It is no exaggeration to say that Matthew and Paul vis-à-vis the Torah is something of the main event in a comparison of these two figures. Commentators are quick to find in the Matthean Jesus’s words a denunciation of Paul’s so-called liberal or antinomian approach to the Torah:
Do not think that I have come to abolish the law or the prophets; I have come not to abolish but to fulfill. For truly I tell you, until heaven and earth pass away, not one letter, not one stroke of a letter, will pass from the law until all is accomplished. Therefore, whoever breaks one of the least of these commandments, and teaches others to do the same, will be called least in the kingdom of heaven; but whoever does them and teaches them will be called great in the kingdom of heaven (Matt 5:17-19 NRSV)

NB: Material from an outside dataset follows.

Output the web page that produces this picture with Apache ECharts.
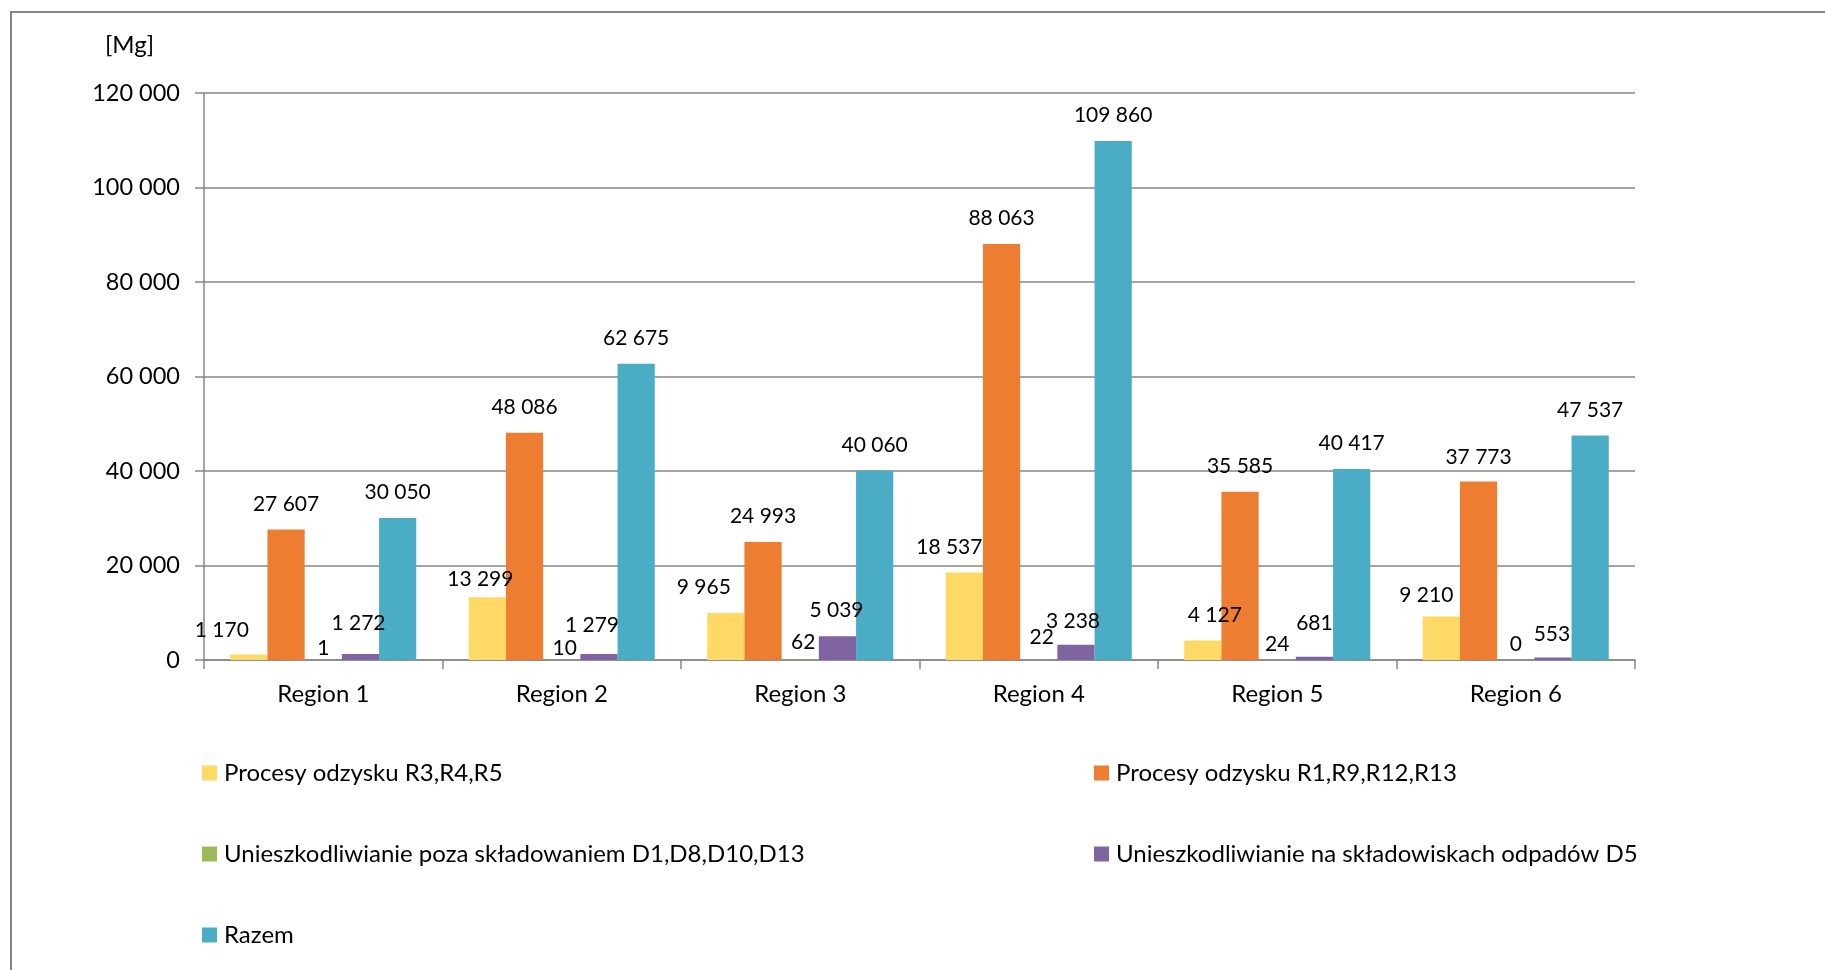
<!DOCTYPE html>
<html>
<head>
<meta charset="utf-8">
<script src="https://cdn.jsdelivr.net/npm/echarts@6/dist/echarts.min.js"></script>
<style>
html,body{margin:0;padding:0;background:#fff;}
#chart{width:1825px;height:970px;}
</style>
</head>
<body>
<div id="chart"></div>
<script>
const categories = ['Region 1','Region 2','Region 3','Region 4','Region 5','Region 6'];
const seriesNames = [
  'Procesy odzysku R3,R4,R5',
  'Procesy odzysku R1,R9,R12,R13',
  'Unieszkodliwianie poza składowaniem D1,D8,D10,D13',
  'Unieszkodliwianie na składowiskach odpadów D5',
  'Razem'
];
const odzyskR3R4R5 = [1170, 13299, 9965, 18537, 4127, 9210];
const odzyskR1R9R12R13 = [27607, 48086, 24993, 88063, 35585, 37773];
const unieszkPozaSkl = [1, 10, 62, 22, 24, 0];
const unieszkSkladowiska = [1272, 1279, 5039, 3238, 681, 553];
const razem = [30050, 62675, 40060, 109860, 40417, 47537];
const yTicks = {min: 0, max: 120000, interval: 20000};

// style: label nudges (px) mimicking the reference's label placement
const labelNudge = [
  {dx: [-27, -7, -22, -15, 12, -15], dy: [1, 8, 0, 0, 0, 4]},
  {dx: [0, 0, 0, 0, 0, 0], dy: [0, 0, 0, 0, 0, 1]},
  {dx: [0, 3, 3, 3, 0, 0], dy: [14, 14, 8, 3, 10, 10]},
  {dx: [-2, -7, -1, -3, 0, -1], dy: [-5, -3, 0, 2, -8, 2]},
  {dx: [0, 0, 0, 0, 0, 0], dy: [0, 0, 0, 0, 0, 0]}
];
const colors = ['#FFD966', '#ED7D31', '#9BBB59', '#8064A2', '#4BACC6'];
const values = [odzyskR3R4R5, odzyskR1R9R12R13, unieszkPozaSkl, unieszkSkladowiska, razem];

const fmt = v => String(v).replace(/\B(?=(\d{3})+(?!\d))/g, ' ');
const FONT = 'Lato';

const chart = echarts.init(document.getElementById('chart'));
const series = values.map((vals, s) => ({
  name: seriesNames[s],
  type: 'bar',
  barGap: '0%',
  barCategoryGap: '22%',
  itemStyle: {color: colors[s]},
  label: {
    show: true, position: 'top', distance: 15,
    color: '#000', fontFamily: FONT, fontSize: 21, lineHeight: 21,
    formatter: p => fmt(p.value)
  },
  data: vals.map((v, i) => ({value: v, label: {offset: [labelNudge[s].dx[i], labelNudge[s].dy[i]]}}))
}));

const legendText = {fontFamily: FONT, fontSize: 24, color: '#000', lineHeight: 26, padding: [0, 0, 0, 2]};

chart.setOption({
  animation: false,
  backgroundColor: '#fff',
  color: colors,
  textStyle: {fontFamily: FONT},
  graphic: [
    {type: 'rect', shape: {x: 11, y: 12, width: 1900, height: 1000},
     style: {fill: 'none', stroke: '#868686', lineWidth: 2}, z: 100},
    {type: 'text', left: 105, top: 33,
     style: {text: '[Mg]', fontFamily: FONT, fontSize: 24, fill: '#000'}}
  ],
  grid: {left: 204, right: 190, top: 93, bottom: 310, containLabel: false},
  legend: [
    {data: [seriesNames[0], seriesNames[2], seriesNames[4]], orient: 'vertical',
     left: 197, top: 755, itemWidth: 15, itemHeight: 15, itemGap: 55,
     icon: 'rect', textStyle: legendText},
    {data: [seriesNames[1], seriesNames[3]], orient: 'vertical',
     left: 1089, top: 755, itemWidth: 15, itemHeight: 15, itemGap: 55,
     icon: 'rect', textStyle: legendText}
  ],
  xAxis: {
    type: 'category', data: categories,
    axisLine: {lineStyle: {color: '#868686', width: 1.5}},
    axisTick: {show: true, length: 9, lineStyle: {color: '#868686', width: 1.5}},
    axisLabel: {color: '#000', fontFamily: FONT, fontSize: 24, margin: 22}
  },
  yAxis: {
    type: 'value', min: yTicks.min, max: yTicks.max, interval: yTicks.interval,
    axisLine: {show: true, lineStyle: {color: '#868686', width: 1.5}},
    axisTick: {show: true, length: 9, lineStyle: {color: '#868686', width: 1.5}},
    splitLine: {lineStyle: {color: '#868686', width: 1.5}},
    axisLabel: {color: '#000', fontFamily: FONT, fontSize: 23.5, margin: 24, formatter: v => fmt(v)}
  },
  series: series
});
</script>
</body>
</html>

Such words, so it goes, are a stinging denunciation of Paul’s law-free gospel by the law-abiding Jew who penned Matthew’s Gospel. But I am not convinced. For a start, the Matthean Jesus still sets himself against the halakhah of the Pharisees and their precise way of obeying the Torah on multiple occasions throughout the Gospel. Jesus can override or overrule certain commands as a new David and a new Temple, resulting in a charge that what he does is unlawful or departs from legal norms (Matt 12:1-8). If Jewish contemporaries of either Jesus or Matthew did not neatly distinguish Torah from its interpretation, then Jesus and Matthew’s refusal to go along with the resident legal judgments of the day may have led them and their followers or networkers to be regarded as law-breakers. Added to that, Paul can also declare that faith upholds the Torah (Rom 3:30) and can affirm parts of the decalogue (13:9-10) and acknowledge the very fulfilling the Torah by Christ-followers (Rom 8:4; Gal 6:2).
Concerning Gentiles, Paul certainly resists with the ferocity of a zealot that Gentile Christ-followers should be compelled to be circumcised or urged to embrace the Torah as their source of their salvation, identity, or grounds for belonging to the Messiah – those things are supplanted by Jesus the Messiah and the faith that is of, through, and in him! However, Paul does bring his Gentile converts into a Jewish constituency by migrating them from idolatry to monotheism, telling them not to intermarry pagans, urging them to respect Jewish customs and those persons sensitive to Jewish scruples, and he frequently uses the Torah as part of his moral reasoning. Thus, Paul’s Gentile converts do in a sense judaize, just not to the point of circumcision. Similar, Matthew’s affirmation of the Torah, keeping old and new together, never transgresses the integrity of Gentile faith. The faith of Gentile supplicants is constantly affirmed and lauded. Besides that, none of the missionary commands imply imposing Jewish customs or obligations to keep the Torah upon Gentile persons.
In sum, perhaps the alleged disparity between Matthew and Paul on the Torah in Christ-following assemblies is more real than imagined. Matthew is far more liberal or flexible on the Torah with his priority to keeping Jesus’s words, while Paul is far more Jewish and conservative than commentators often realize. Less conflict to see here than many researchers imagine.